Begin at the first line of the data and copy each line through the one containing "1028, 1018]", that line included, with no pictures.

** Start Stored data **

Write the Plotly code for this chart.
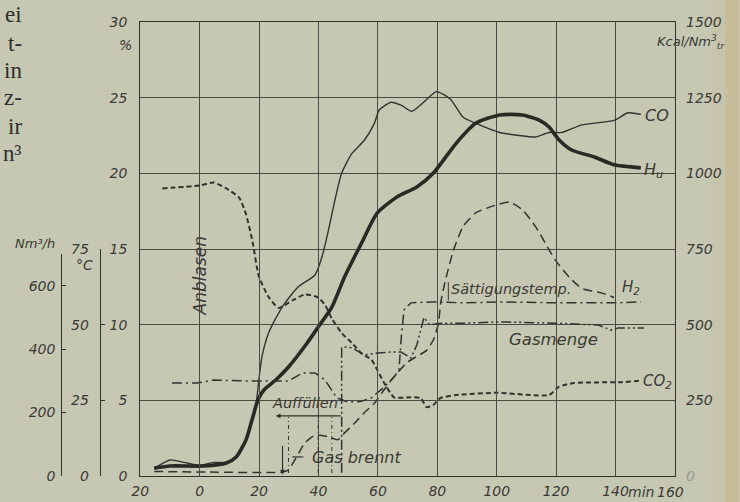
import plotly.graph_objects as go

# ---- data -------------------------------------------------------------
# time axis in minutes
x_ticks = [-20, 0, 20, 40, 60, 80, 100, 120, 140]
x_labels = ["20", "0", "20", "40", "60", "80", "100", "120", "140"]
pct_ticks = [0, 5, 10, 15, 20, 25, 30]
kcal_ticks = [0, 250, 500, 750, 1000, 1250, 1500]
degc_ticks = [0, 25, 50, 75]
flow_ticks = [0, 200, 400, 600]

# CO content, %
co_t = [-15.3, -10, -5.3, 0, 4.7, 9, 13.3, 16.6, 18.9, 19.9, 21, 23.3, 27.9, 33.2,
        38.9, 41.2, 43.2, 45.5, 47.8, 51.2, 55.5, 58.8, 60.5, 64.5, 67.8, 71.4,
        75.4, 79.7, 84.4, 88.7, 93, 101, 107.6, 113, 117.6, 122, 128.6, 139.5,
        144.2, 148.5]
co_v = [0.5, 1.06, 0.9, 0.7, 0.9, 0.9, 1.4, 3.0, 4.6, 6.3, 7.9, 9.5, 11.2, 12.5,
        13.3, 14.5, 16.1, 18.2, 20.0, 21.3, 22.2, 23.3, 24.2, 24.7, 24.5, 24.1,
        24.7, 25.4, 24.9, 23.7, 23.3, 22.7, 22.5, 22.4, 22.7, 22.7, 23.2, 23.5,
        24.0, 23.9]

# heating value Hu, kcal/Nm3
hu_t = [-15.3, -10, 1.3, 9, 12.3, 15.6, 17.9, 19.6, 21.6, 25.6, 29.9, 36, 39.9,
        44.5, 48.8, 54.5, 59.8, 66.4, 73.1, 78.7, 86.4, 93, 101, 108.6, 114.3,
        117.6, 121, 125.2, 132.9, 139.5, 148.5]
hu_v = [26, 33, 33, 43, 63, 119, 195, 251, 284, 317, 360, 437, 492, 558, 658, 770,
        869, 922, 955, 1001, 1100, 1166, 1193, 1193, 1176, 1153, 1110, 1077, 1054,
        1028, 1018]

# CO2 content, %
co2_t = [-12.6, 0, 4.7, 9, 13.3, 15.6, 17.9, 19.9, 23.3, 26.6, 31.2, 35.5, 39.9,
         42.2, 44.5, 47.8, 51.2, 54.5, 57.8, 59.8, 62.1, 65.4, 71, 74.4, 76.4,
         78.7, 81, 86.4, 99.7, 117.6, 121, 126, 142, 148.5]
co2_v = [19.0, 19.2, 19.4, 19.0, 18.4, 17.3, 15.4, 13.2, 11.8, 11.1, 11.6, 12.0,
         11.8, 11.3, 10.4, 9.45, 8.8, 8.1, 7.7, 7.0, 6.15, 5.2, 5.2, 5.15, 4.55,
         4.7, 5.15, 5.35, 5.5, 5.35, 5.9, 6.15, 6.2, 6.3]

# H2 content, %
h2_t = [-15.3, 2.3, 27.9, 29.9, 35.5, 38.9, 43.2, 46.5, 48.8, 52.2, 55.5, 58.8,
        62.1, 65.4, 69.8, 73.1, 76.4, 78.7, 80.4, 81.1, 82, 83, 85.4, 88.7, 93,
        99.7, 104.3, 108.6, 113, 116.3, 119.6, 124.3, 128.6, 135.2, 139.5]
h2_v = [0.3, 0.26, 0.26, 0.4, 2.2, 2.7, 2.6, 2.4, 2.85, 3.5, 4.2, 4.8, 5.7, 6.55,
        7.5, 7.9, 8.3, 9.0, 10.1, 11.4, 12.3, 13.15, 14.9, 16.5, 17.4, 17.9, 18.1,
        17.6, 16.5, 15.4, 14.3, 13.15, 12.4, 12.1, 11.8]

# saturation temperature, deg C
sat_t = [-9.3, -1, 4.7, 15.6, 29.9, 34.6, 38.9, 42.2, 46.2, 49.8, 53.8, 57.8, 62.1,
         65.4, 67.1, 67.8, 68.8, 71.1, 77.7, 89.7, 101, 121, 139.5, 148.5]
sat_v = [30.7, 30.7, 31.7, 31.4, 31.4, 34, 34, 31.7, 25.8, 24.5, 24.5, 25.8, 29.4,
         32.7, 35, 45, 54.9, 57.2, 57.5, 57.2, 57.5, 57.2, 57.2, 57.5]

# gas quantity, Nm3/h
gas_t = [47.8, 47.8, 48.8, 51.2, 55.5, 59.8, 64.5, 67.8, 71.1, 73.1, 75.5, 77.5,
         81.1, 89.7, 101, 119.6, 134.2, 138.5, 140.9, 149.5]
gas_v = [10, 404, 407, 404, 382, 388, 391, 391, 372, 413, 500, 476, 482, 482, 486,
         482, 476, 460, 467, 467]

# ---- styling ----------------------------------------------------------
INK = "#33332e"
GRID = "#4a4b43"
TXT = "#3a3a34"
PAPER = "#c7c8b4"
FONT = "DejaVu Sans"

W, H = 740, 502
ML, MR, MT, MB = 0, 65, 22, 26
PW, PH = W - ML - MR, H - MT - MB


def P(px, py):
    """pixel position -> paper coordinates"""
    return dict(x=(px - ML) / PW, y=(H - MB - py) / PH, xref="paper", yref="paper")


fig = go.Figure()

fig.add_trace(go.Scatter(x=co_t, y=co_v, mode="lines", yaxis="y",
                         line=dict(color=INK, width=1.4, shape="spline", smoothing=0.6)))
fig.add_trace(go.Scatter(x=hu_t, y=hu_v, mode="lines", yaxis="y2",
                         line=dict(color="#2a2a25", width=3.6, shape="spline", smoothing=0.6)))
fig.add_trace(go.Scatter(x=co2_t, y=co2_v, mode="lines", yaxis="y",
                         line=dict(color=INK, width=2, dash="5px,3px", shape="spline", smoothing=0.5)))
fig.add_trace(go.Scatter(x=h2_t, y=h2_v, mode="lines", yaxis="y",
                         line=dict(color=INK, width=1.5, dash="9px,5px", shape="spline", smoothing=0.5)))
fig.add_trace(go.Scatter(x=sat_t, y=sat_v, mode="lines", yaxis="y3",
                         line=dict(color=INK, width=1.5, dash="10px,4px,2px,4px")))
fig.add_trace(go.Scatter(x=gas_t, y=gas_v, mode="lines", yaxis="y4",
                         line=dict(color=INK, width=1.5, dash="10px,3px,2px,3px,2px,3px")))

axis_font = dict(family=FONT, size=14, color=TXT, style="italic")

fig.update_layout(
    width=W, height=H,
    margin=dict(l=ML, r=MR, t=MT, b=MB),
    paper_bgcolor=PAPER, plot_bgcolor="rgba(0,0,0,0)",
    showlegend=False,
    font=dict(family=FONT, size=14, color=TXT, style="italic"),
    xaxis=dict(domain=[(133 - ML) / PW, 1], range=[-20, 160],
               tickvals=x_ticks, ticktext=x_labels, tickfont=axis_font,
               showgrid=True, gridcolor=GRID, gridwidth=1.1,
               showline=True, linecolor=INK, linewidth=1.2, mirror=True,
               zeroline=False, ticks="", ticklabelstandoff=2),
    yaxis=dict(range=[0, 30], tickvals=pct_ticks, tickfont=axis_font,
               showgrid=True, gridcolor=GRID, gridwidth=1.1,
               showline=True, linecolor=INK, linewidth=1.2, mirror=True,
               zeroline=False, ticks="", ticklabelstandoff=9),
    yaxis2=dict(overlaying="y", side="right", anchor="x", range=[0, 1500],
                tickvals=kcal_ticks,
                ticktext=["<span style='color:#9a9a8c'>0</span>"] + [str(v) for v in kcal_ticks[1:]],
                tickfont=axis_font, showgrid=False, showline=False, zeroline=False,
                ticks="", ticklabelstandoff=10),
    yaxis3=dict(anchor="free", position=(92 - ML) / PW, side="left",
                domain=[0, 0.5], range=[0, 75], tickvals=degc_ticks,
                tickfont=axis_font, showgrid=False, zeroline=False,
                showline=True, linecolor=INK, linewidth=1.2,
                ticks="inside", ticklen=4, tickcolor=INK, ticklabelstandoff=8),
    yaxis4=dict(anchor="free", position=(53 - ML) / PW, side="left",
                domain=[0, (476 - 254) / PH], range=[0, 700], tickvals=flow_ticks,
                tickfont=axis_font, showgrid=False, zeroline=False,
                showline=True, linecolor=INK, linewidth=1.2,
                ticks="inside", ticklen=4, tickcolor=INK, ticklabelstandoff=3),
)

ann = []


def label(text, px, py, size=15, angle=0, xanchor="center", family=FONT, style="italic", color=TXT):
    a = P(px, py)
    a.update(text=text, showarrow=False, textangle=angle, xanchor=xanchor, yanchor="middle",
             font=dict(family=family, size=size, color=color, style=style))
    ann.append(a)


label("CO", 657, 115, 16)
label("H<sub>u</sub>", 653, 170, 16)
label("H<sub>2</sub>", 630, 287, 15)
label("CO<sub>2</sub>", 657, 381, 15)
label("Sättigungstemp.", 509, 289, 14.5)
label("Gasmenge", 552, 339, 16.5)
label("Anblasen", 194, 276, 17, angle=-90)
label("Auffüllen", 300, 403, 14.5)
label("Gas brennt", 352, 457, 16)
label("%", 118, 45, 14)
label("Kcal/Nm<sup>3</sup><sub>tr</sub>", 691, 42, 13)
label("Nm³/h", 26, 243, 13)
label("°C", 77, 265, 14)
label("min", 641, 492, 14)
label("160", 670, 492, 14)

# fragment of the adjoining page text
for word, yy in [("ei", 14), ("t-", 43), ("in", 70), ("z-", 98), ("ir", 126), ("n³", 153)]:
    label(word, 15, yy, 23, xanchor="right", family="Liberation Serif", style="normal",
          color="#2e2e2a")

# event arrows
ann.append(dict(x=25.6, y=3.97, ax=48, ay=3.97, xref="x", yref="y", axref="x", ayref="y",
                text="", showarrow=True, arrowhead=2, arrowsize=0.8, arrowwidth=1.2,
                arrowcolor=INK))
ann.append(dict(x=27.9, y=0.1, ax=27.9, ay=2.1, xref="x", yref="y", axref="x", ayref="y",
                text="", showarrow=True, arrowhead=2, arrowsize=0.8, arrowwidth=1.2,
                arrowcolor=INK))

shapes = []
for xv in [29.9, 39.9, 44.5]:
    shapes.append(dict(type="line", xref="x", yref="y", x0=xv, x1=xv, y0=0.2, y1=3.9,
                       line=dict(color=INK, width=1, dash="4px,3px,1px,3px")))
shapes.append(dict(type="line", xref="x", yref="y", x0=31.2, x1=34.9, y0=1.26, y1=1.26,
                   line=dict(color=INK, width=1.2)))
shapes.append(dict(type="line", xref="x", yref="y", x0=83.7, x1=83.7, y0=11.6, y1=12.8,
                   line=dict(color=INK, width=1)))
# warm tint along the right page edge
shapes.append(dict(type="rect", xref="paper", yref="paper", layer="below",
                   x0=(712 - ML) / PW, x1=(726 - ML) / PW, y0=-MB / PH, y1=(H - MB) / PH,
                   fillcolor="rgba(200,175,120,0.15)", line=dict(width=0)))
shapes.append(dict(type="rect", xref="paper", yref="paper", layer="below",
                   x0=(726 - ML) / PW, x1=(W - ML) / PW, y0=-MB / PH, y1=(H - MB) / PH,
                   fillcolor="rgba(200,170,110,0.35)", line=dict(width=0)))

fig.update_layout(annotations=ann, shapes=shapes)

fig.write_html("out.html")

** End Stored data **

**Task answer**
Write the Plotly code for this chart.
import plotly.graph_objects as go

# ---- data -------------------------------------------------------------
# time axis in minutes
x_ticks = [-20, 0, 20, 40, 60, 80, 100, 120, 140]
x_labels = ["20", "0", "20", "40", "60", "80", "100", "120", "140"]
pct_ticks = [0, 5, 10, 15, 20, 25, 30]
kcal_ticks = [0, 250, 500, 750, 1000, 1250, 1500]
degc_ticks = [0, 25, 50, 75]
flow_ticks = [0, 200, 400, 600]

# CO content, %
co_t = [-15.3, -10, -5.3, 0, 4.7, 9, 13.3, 16.6, 18.9, 19.9, 21, 23.3, 27.9, 33.2,
        38.9, 41.2, 43.2, 45.5, 47.8, 51.2, 55.5, 58.8, 60.5, 64.5, 67.8, 71.4,
        75.4, 79.7, 84.4, 88.7, 93, 101, 107.6, 113, 117.6, 122, 128.6, 139.5,
        144.2, 148.5]
co_v = [0.5, 1.06, 0.9, 0.7, 0.9, 0.9, 1.4, 3.0, 4.6, 6.3, 7.9, 9.5, 11.2, 12.5,
        13.3, 14.5, 16.1, 18.2, 20.0, 21.3, 22.2, 23.3, 24.2, 24.7, 24.5, 24.1,
        24.7, 25.4, 24.9, 23.7, 23.3, 22.7, 22.5, 22.4, 22.7, 22.7, 23.2, 23.5,
        24.0, 23.9]

# heating value Hu, kcal/Nm3
hu_t = [-15.3, -10, 1.3, 9, 12.3, 15.6, 17.9, 19.6, 21.6, 25.6, 29.9, 36, 39.9,
        44.5, 48.8, 54.5, 59.8, 66.4, 73.1, 78.7, 86.4, 93, 101, 108.6, 114.3,
        117.6, 121, 125.2, 132.9, 139.5, 148.5]
hu_v = [26, 33, 33, 43, 63, 119, 195, 251, 284, 317, 360, 437, 492, 558, 658, 770,
        869, 922, 955, 1001, 1100, 1166, 1193, 1193, 1176, 1153, 1110, 1077, 1054,
        1028, 1018]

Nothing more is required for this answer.